Amazon plans to open its first physical grocery store in the early part of the year, a sign that even the world's biggest e-commerce disrupter bets that physical stores will be an essential part of the shopping ecosystem for the long haul. But Amazon Go, as the concept is called, won't be like other old-school supermarkets: In-store technology will allow shoppers to swipe in with a smartphone, fill up their baskets and depart without going through a checkout line. (Jeffrey P. Bezos, the chief executive of Amazon, owns the Washington Post.)
The set up will serve as a laboratory for some of the most important questions in retailing: How much do in-store shoppers value speed vs. service? How large a workforce do stores really need?
Meanwhile, Macy's is set to shutter 100 of its more than 700 stores in 2017 because executives say they simply have too many locations for the online era. It's a sweeping, proactive move that other retailers may emulate if the department store is able to offset the lost brick-and-mortar sales with strong growth online.

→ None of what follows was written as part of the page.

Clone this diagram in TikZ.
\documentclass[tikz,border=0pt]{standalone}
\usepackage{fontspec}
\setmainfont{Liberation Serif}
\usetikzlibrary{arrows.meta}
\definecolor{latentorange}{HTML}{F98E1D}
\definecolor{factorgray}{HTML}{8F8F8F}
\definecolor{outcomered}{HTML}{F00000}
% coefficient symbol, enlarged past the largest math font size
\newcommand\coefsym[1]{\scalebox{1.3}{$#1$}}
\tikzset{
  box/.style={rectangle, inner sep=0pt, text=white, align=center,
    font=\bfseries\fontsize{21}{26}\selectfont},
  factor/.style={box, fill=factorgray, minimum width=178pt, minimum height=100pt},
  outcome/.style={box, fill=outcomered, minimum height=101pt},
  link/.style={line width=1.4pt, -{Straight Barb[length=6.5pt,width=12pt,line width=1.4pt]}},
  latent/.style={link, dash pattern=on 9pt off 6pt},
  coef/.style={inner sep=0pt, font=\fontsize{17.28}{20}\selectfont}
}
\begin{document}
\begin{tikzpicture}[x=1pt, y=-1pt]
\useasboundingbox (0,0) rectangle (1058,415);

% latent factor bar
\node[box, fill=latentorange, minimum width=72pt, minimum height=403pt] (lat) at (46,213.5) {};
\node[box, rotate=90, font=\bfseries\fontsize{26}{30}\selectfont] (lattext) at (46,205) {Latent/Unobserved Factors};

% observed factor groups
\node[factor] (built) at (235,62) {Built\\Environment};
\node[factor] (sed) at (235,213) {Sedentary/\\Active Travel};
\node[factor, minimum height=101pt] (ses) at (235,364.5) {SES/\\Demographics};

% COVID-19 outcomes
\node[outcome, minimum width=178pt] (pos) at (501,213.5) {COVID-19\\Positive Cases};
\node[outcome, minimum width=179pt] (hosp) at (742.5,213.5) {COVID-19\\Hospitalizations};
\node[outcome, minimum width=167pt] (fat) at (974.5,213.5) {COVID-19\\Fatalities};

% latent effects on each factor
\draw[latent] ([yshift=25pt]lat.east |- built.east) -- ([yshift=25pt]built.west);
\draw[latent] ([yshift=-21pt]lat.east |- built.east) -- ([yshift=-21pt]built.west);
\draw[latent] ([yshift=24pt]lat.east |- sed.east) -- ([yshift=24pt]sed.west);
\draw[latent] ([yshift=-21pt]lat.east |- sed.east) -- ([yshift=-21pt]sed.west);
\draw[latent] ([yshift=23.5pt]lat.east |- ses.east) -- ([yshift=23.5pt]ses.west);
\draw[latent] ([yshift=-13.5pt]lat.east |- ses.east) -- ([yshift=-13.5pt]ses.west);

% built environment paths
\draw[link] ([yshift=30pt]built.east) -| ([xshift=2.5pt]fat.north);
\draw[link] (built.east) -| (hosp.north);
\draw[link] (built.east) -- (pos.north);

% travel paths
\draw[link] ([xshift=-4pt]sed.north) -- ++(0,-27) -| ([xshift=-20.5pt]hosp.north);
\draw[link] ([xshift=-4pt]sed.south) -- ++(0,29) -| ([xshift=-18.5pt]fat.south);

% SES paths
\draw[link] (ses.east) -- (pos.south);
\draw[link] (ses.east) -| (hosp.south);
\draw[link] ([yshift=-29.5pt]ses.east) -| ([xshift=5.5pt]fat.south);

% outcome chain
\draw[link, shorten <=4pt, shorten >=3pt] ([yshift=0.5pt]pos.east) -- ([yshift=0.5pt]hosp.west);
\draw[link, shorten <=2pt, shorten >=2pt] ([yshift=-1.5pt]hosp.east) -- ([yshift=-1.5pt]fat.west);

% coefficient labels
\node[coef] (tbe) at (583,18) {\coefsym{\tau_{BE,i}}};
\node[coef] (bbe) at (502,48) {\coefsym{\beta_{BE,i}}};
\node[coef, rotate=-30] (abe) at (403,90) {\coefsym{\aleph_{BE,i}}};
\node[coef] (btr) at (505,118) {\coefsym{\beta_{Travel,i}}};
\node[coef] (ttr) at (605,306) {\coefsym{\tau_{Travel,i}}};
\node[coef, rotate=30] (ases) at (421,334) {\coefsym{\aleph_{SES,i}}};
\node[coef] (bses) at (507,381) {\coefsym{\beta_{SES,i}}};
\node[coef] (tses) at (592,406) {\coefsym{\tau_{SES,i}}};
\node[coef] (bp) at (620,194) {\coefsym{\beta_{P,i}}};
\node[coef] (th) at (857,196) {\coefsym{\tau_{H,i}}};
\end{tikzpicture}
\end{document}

Still other chains are gambling on different ways to use physical retailing space. Starbucks, for example, is poised to go big with two new concepts: its Roasteries, which provide a tasting-room-like experience for small-batch coffees, and its Starbucks Reserve cafes, which are bigger and more upscale than the traditional outposts.
Anthropologie plans to open stores that are roughly double the size of its typical locations. That means the troubled clothing retailer is about to find out whether sprawling lifestyle emporiums drum up more sales or if they're merely an expensive anchor as more shopping dollars move online.
Each of these experiments will provide powerful intelligence for the wider retail industry - and could shape your shopping experiences at all manner of stores going forward.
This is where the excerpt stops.